- PROBLEM TO SOLVE:
Would you quote every entry exactly, dropping only the pictures?

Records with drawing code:
|---|
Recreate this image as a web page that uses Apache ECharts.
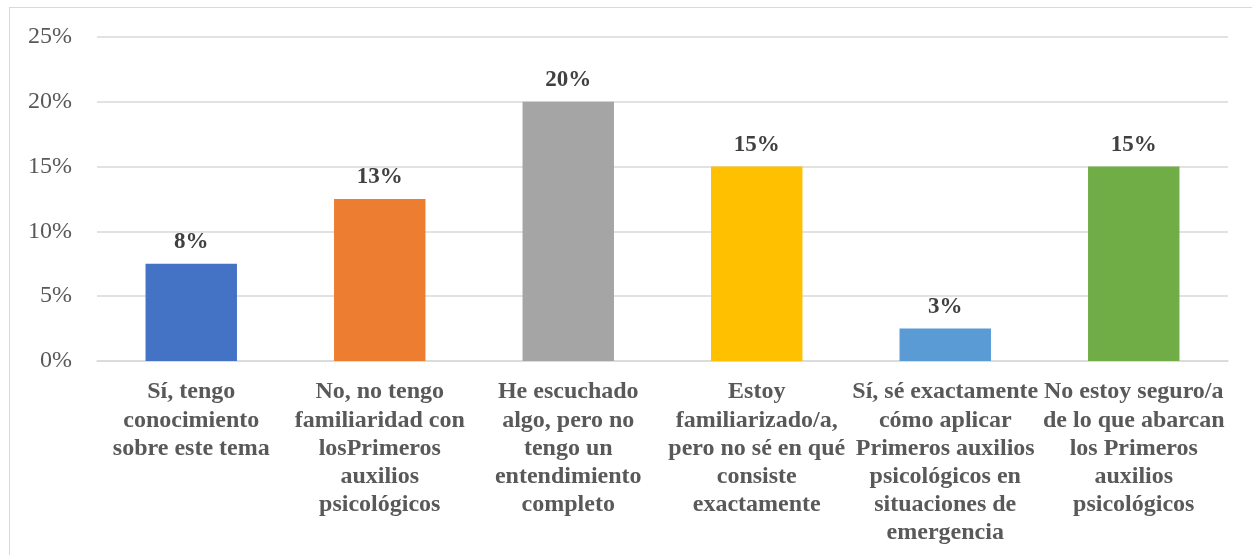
<!DOCTYPE html>
<html>
<head>
<meta charset="utf-8">
<script src="https://cdn.jsdelivr.net/npm/echarts@6/dist/echarts.min.js"></script>
<style>
  html, body { margin: 0; padding: 0; background: #fff; }
  #frame { position: absolute; left: 9px; top: 7px; width: 1260px; height: 560px; border-left: 1px solid #D9D9D9; border-top: 1px solid #D9D9D9; }
  #chart { position: absolute; left: 0; top: 0; width: 1252px; height: 555px; }
</style>
</head>
<body>
<div id="frame"></div>
<div id="chart"></div>
<script>
const categories = [
  'Sí, tengo\nconocimiento\nsobre este tema',
  'No, no tengo\nfamiliaridad con\nlosPrimeros\nauxilios\npsicológicos',
  'He escuchado\nalgo, pero no\ntengo un\nentendimiento\ncompleto',
  'Estoy\nfamiliarizado/a,\npero no sé en qué\nconsiste\nexactamente',
  'Sí, sé exactamente\ncómo aplicar\nPrimeros auxilios\npsicológicos en\nsituaciones de\nemergencia',
  'No estoy seguro/a\nde lo que abarcan\nlos Primeros\nauxilios\npsicológicos'
];
const values = [0.075, 0.125, 0.20, 0.15, 0.025, 0.15];
const valueLabels = ['8%', '13%', '20%', '15%', '3%', '15%'];
const colors = ['#4472C4', '#ED7D31', '#A5A5A5', '#FFC000', '#5B9BD5', '#70AD47'];

const chart = echarts.init(document.getElementById('chart'), null, { renderer: 'canvas' });
chart.setOption({
  animation: false,
  grid: { left: 97, right: 24, top: 37, bottom: 194 },
  xAxis: {
    type: 'category',
    data: categories,
    axisLine: { show: true, lineStyle: { color: '#D9D9D9', width: 1.5 } },
    axisTick: { show: false },
    axisLabel: {
      interval: 0,
      margin: 17,
      color: '#595959',
      fontFamily: '"Liberation Serif", "Times New Roman", serif',
      fontWeight: 'bold',
      fontSize: 24,
      lineHeight: 28.2
    }
  },
  yAxis: {
    type: 'value',
    min: 0,
    max: 0.25,
    interval: 0.05,
    axisLine: { show: false },
    axisTick: { show: false },
    splitLine: { lineStyle: { color: '#D9D9D9', width: 1.5 } },
    axisLabel: {
      margin: 25,
      color: '#595959',
      fontFamily: '"Liberation Serif", "Times New Roman", serif',
      fontSize: 24,
      formatter: v => Math.round(v * 100) + '%'
    }
  },
  series: [{
    type: 'bar',
    barWidth: '48.5%',
    data: values.map((v, i) => ({ value: v, itemStyle: { color: colors[i] } })),
    label: {
      show: true,
      position: 'top',
      distance: 10,
      color: '#404040',
      fontFamily: '"Liberation Serif", "Times New Roman", serif',
      fontWeight: 'bold',
      fontSize: 23,
      formatter: p => valueLabels[p.dataIndex]
    }
  }]
});
</script>
</body>
</html>
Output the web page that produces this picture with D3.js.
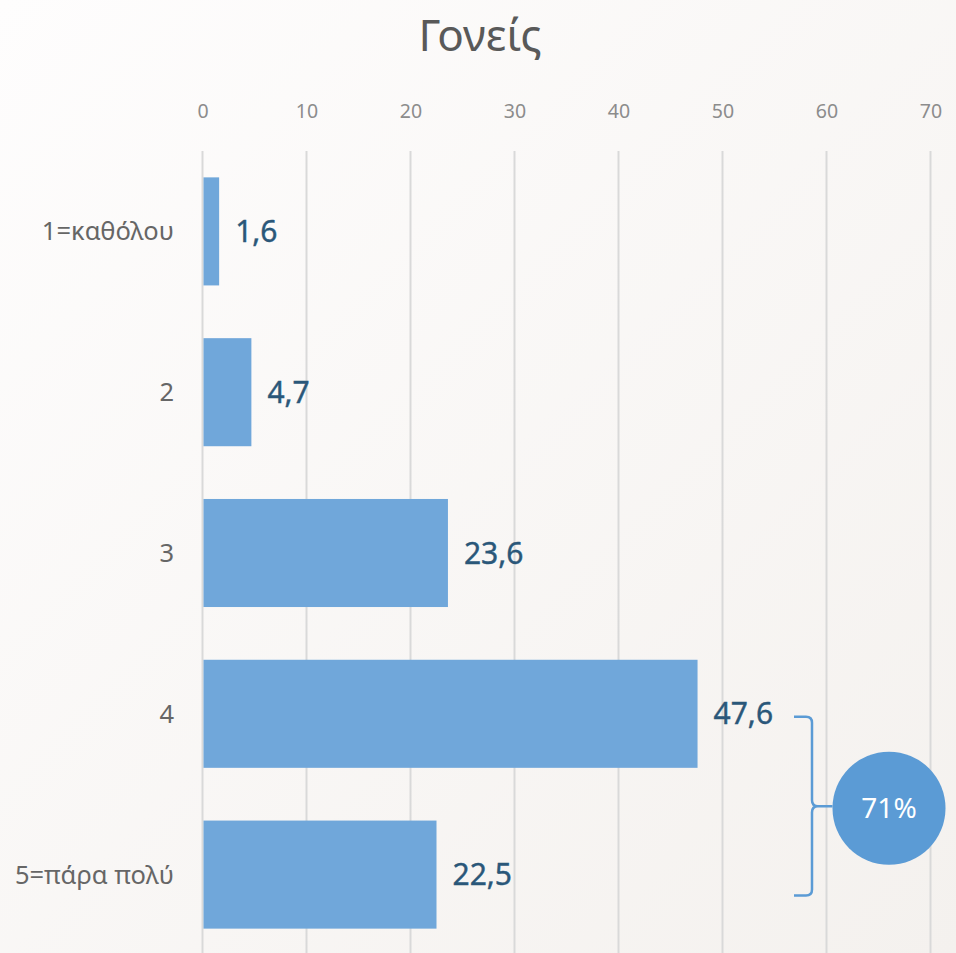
<!DOCTYPE html>
<html><head><meta charset="utf-8">
<script src="https://cdn.jsdelivr.net/npm/d3@7"></script>
<style>html,body{margin:0;padding:0;overflow:hidden}</style>
</head><body>
<script>
const categories = ["1=καθόλου", "2", "3", "4", "5=πάρα πολύ"];
const values = [1.6, 4.7, 23.6, 47.6, 22.5];
const valueLabels = ["1,6", "4,7", "23,6", "47,6", "22,5"];
const tickValues = [0, 10, 20, 30, 40, 50, 60, 70];
const title = "Γονείς";
const bracketLabel = "71%";

const W = 956, H = 953;
const font = "'Noto Sans', 'Open Sans', sans-serif";
const svg = d3.select("body").append("svg").attr("width", W).attr("height", H);
const defs = svg.append("defs");
const grad = defs.append("linearGradient").attr("id", "bg").attr("x1", "0").attr("y1", "0").attr("x2", "1").attr("y2", "1");
grad.append("stop").attr("offset", "0").attr("stop-color", "#fefdfd");
grad.append("stop").attr("offset", "1").attr("stop-color", "#f4f1ee");
svg.append("rect").attr("width", W).attr("height", H).attr("fill", "url(#bg)");

const x = d3.scaleLinear().domain([0, 70]).range([202.5, 930.5]);
const y = d3.scaleBand().domain(categories).range([151, 955]).paddingInner(0.328).paddingOuter(0.164);

// grid
svg.append("g").selectAll("line").data(tickValues).join("line")
  .attr("x1", d => x(d)).attr("x2", d => x(d)).attr("y1", 151).attr("y2", H)
  .attr("stroke", "#d9d9d9").attr("stroke-width", 2);

// top axis labels
const ax = svg.append("g").attr("transform", "translate(0,118)")
  .call(d3.axisTop(x).tickValues(tickValues).tickSize(0).tickPadding(0));
ax.select(".domain").remove();
ax.selectAll("text").attr("font-family", font).attr("font-size", 19.5).attr("fill", "#8c8c8c");

// category labels
svg.append("g").selectAll("text").data(categories).join("text")
  .attr("x", 174).attr("y", d => y(d) + y.bandwidth() / 2)
  .attr("dy", "0.35em").attr("text-anchor", "end")
  .attr("font-family", font).attr("font-size", 25.5).attr("fill", "#666666")
  .text(d => d);

// bars
svg.append("g").selectAll("rect").data(values).join("rect")
  .attr("x", x(0) + 1).attr("y", (d, i) => y(categories[i]))
  .attr("width", d => x(d) - x(0) - 1).attr("height", y.bandwidth())
  .attr("fill", "#70a7da");

// value labels
svg.append("g").selectAll("text").data(values).join("text")
  .attr("x", d => x(d) + 16).attr("y", (d, i) => y(categories[i]) + y.bandwidth() / 2)
  .attr("dy", "0.35em")
  .attr("font-family", font).attr("font-size", 30).attr("fill", "#2a5779")
  .attr("stroke", "#2a5779").attr("stroke-width", 0.4)
  .text((d, i) => valueLabels[i]);

// title
svg.append("text").attr("x", 480).attr("y", 51).attr("text-anchor", "middle")
  .attr("font-family", font).attr("font-size", 44).attr("fill", "#595959").text(title);

// bracket
const bTop = y(categories[3]) + y.bandwidth() / 2 + 3;
const bBot = y(categories[4]) + y.bandwidth() / 2 + 21;
const bMid = (bTop + bBot) / 2;
const bx0 = 794, bx = 812, r = 6, cx = 889, cr = 56.5;
const p = d3.path();
p.moveTo(bx0, bTop); p.lineTo(bx - r, bTop); p.quadraticCurveTo(bx, bTop, bx, bTop + r);
p.lineTo(bx, bMid - r); p.quadraticCurveTo(bx, bMid, bx + r, bMid); p.lineTo(cx - cr, bMid);
p.moveTo(bx + r, bMid); p.quadraticCurveTo(bx, bMid, bx, bMid + r);
p.lineTo(bx, bBot - r); p.quadraticCurveTo(bx, bBot, bx - r, bBot); p.lineTo(bx0, bBot);
svg.append("path").attr("d", p.toString()).attr("fill", "none").attr("stroke", "#5b9bd5").attr("stroke-width", 2.5);

svg.append("circle").attr("cx", cx).attr("cy", bMid + 2).attr("r", cr).attr("fill", "#5b9bd5");
svg.append("text").attr("x", cx).attr("y", bMid + 2).attr("dy", "0.35em").attr("text-anchor", "middle")
  .attr("font-family", font).attr("font-size", 28).attr("fill", "#ffffff").text(bracketLabel);
</script>
</body></html>
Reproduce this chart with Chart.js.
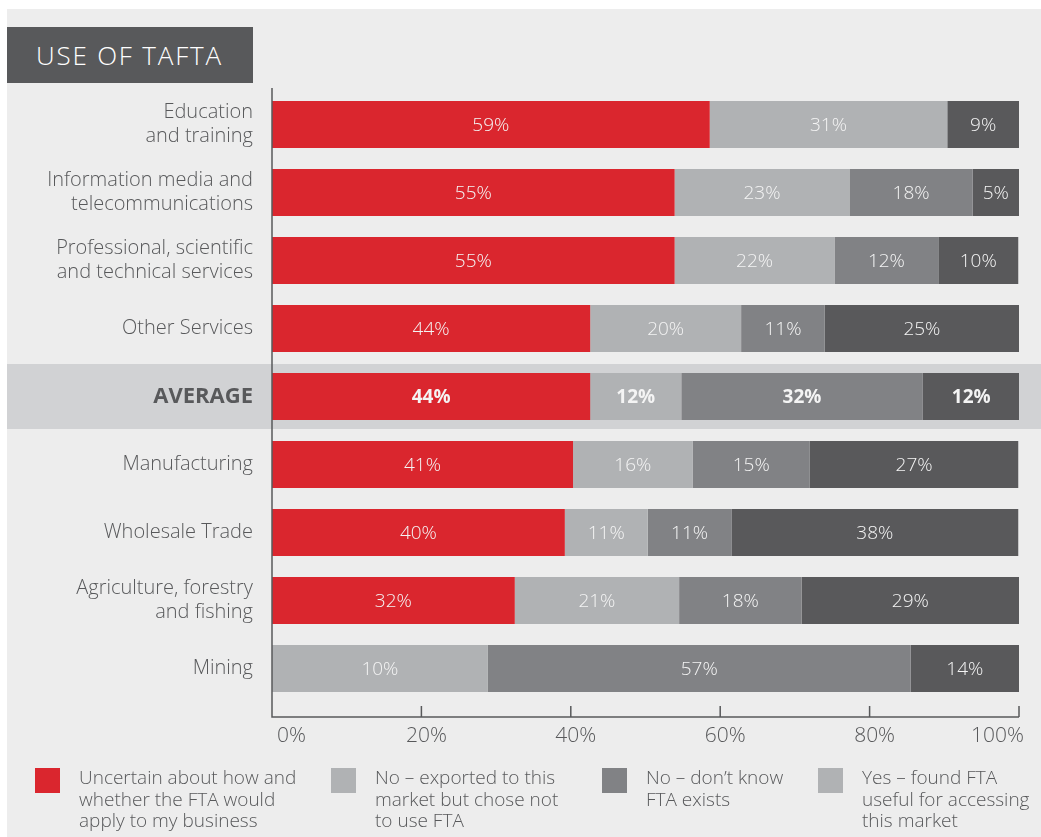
|---|
- SOLUTION FOR THIS EXERCISE:
Recreate this image as a web page that uses Apache ECharts.
<!DOCTYPE html>
<html>
<head>
<meta charset="utf-8">
<script src="https://cdn.jsdelivr.net/npm/echarts@6/dist/echarts.min.js"></script>
<style>
  html, body { margin: 0; padding: 0; background: #fff; }
  #frame { position: absolute; left: 9px; top: 7px; width: 1260px; height: 560px; border-left: 1px solid #D9D9D9; border-top: 1px solid #D9D9D9; }
  #chart { position: absolute; left: 0; top: 0; width: 1252px; height: 555px; }
</style>
</head>
<body>
<div id="frame"></div>
<div id="chart"></div>
<script>
const categories = [
  'Sí, tengo\nconocimiento\nsobre este tema',
  'No, no tengo\nfamiliaridad con\nlosPrimeros\nauxilios\npsicológicos',
  'He escuchado\nalgo, pero no\ntengo un\nentendimiento\ncompleto',
  'Estoy\nfamiliarizado/a,\npero no sé en qué\nconsiste\nexactamente',
  'Sí, sé exactamente\ncómo aplicar\nPrimeros auxilios\npsicológicos en\nsituaciones de\nemergencia',
  'No estoy seguro/a\nde lo que abarcan\nlos Primeros\nauxilios\npsicológicos'
];
const values = [0.075, 0.125, 0.20, 0.15, 0.025, 0.15];
const valueLabels = ['8%', '13%', '20%', '15%', '3%', '15%'];
const colors = ['#4472C4', '#ED7D31', '#A5A5A5', '#FFC000', '#5B9BD5', '#70AD47'];

const chart = echarts.init(document.getElementById('chart'), null, { renderer: 'canvas' });
chart.setOption({
  animation: false,
  grid: { left: 97, right: 24, top: 37, bottom: 194 },
  xAxis: {
    type: 'category',
    data: categories,
    axisLine: { show: true, lineStyle: { color: '#D9D9D9', width: 1.5 } },
    axisTick: { show: false },
    axisLabel: {
      interval: 0,
      margin: 17,
      color: '#595959',
      fontFamily: '"Liberation Serif", "Times New Roman", serif',
      fontWeight: 'bold',
      fontSize: 24,
      lineHeight: 28.2
    }
  },
  yAxis: {
    type: 'value',
    min: 0,
    max: 0.25,
    interval: 0.05,
    axisLine: { show: false },
    axisTick: { show: false },
    splitLine: { lineStyle: { color: '#D9D9D9', width: 1.5 } },
    axisLabel: {
      margin: 25,
      color: '#595959',
      fontFamily: '"Liberation Serif", "Times New Roman", serif',
      fontSize: 24,
      formatter: v => Math.round(v * 100) + '%'
    }
  },
  series: [{
    type: 'bar',
    barWidth: '48.5%',
    data: values.map((v, i) => ({ value: v, itemStyle: { color: colors[i] } })),
    label: {
      show: true,
      position: 'top',
      distance: 10,
      color: '#404040',
      fontFamily: '"Liberation Serif", "Times New Roman", serif',
      fontWeight: 'bold',
      fontSize: 23,
      formatter: p => valueLabels[p.dataIndex]
    }
  }]
});
</script>
</body>
</html>
Output the web page that produces this picture with D3.js.
<!DOCTYPE html>
<html><head><meta charset="utf-8">
<script src="https://cdn.jsdelivr.net/npm/d3@7"></script>
<style>html,body{margin:0;padding:0;overflow:hidden}</style>
</head><body>
<script>
const categories = ["1=καθόλου", "2", "3", "4", "5=πάρα πολύ"];
const values = [1.6, 4.7, 23.6, 47.6, 22.5];
const valueLabels = ["1,6", "4,7", "23,6", "47,6", "22,5"];
const tickValues = [0, 10, 20, 30, 40, 50, 60, 70];
const title = "Γονείς";
const bracketLabel = "71%";

const W = 956, H = 953;
const font = "'Noto Sans', 'Open Sans', sans-serif";
const svg = d3.select("body").append("svg").attr("width", W).attr("height", H);
const defs = svg.append("defs");
const grad = defs.append("linearGradient").attr("id", "bg").attr("x1", "0").attr("y1", "0").attr("x2", "1").attr("y2", "1");
grad.append("stop").attr("offset", "0").attr("stop-color", "#fefdfd");
grad.append("stop").attr("offset", "1").attr("stop-color", "#f4f1ee");
svg.append("rect").attr("width", W).attr("height", H).attr("fill", "url(#bg)");

const x = d3.scaleLinear().domain([0, 70]).range([202.5, 930.5]);
const y = d3.scaleBand().domain(categories).range([151, 955]).paddingInner(0.328).paddingOuter(0.164);

// grid
svg.append("g").selectAll("line").data(tickValues).join("line")
  .attr("x1", d => x(d)).attr("x2", d => x(d)).attr("y1", 151).attr("y2", H)
  .attr("stroke", "#d9d9d9").attr("stroke-width", 2);

// top axis labels
const ax = svg.append("g").attr("transform", "translate(0,118)")
  .call(d3.axisTop(x).tickValues(tickValues).tickSize(0).tickPadding(0));
ax.select(".domain").remove();
ax.selectAll("text").attr("font-family", font).attr("font-size", 19.5).attr("fill", "#8c8c8c");

// category labels
svg.append("g").selectAll("text").data(categories).join("text")
  .attr("x", 174).attr("y", d => y(d) + y.bandwidth() / 2)
  .attr("dy", "0.35em").attr("text-anchor", "end")
  .attr("font-family", font).attr("font-size", 25.5).attr("fill", "#666666")
  .text(d => d);

// bars
svg.append("g").selectAll("rect").data(values).join("rect")
  .attr("x", x(0) + 1).attr("y", (d, i) => y(categories[i]))
  .attr("width", d => x(d) - x(0) - 1).attr("height", y.bandwidth())
  .attr("fill", "#70a7da");

// value labels
svg.append("g").selectAll("text").data(values).join("text")
  .attr("x", d => x(d) + 16).attr("y", (d, i) => y(categories[i]) + y.bandwidth() / 2)
  .attr("dy", "0.35em")
  .attr("font-family", font).attr("font-size", 30).attr("fill", "#2a5779")
  .attr("stroke", "#2a5779").attr("stroke-width", 0.4)
  .text((d, i) => valueLabels[i]);

// title
svg.append("text").attr("x", 480).attr("y", 51).attr("text-anchor", "middle")
  .attr("font-family", font).attr("font-size", 44).attr("fill", "#595959").text(title);

// bracket
const bTop = y(categories[3]) + y.bandwidth() / 2 + 3;
const bBot = y(categories[4]) + y.bandwidth() / 2 + 21;
const bMid = (bTop + bBot) / 2;
const bx0 = 794, bx = 812, r = 6, cx = 889, cr = 56.5;
const p = d3.path();
p.moveTo(bx0, bTop); p.lineTo(bx - r, bTop); p.quadraticCurveTo(bx, bTop, bx, bTop + r);
p.lineTo(bx, bMid - r); p.quadraticCurveTo(bx, bMid, bx + r, bMid); p.lineTo(cx - cr, bMid);
p.moveTo(bx + r, bMid); p.quadraticCurveTo(bx, bMid, bx, bMid + r);
p.lineTo(bx, bBot - r); p.quadraticCurveTo(bx, bBot, bx - r, bBot); p.lineTo(bx0, bBot);
svg.append("path").attr("d", p.toString()).attr("fill", "none").attr("stroke", "#5b9bd5").attr("stroke-width", 2.5);

svg.append("circle").attr("cx", cx).attr("cy", bMid + 2).attr("r", cr).attr("fill", "#5b9bd5");
svg.append("text").attr("x", cx).attr("y", bMid + 2).attr("dy", "0.35em").attr("text-anchor", "middle")
  .attr("font-family", font).attr("font-size", 28).attr("fill", "#ffffff").text(bracketLabel);
</script>
</body></html>
Reproduce this chart with Chart.js.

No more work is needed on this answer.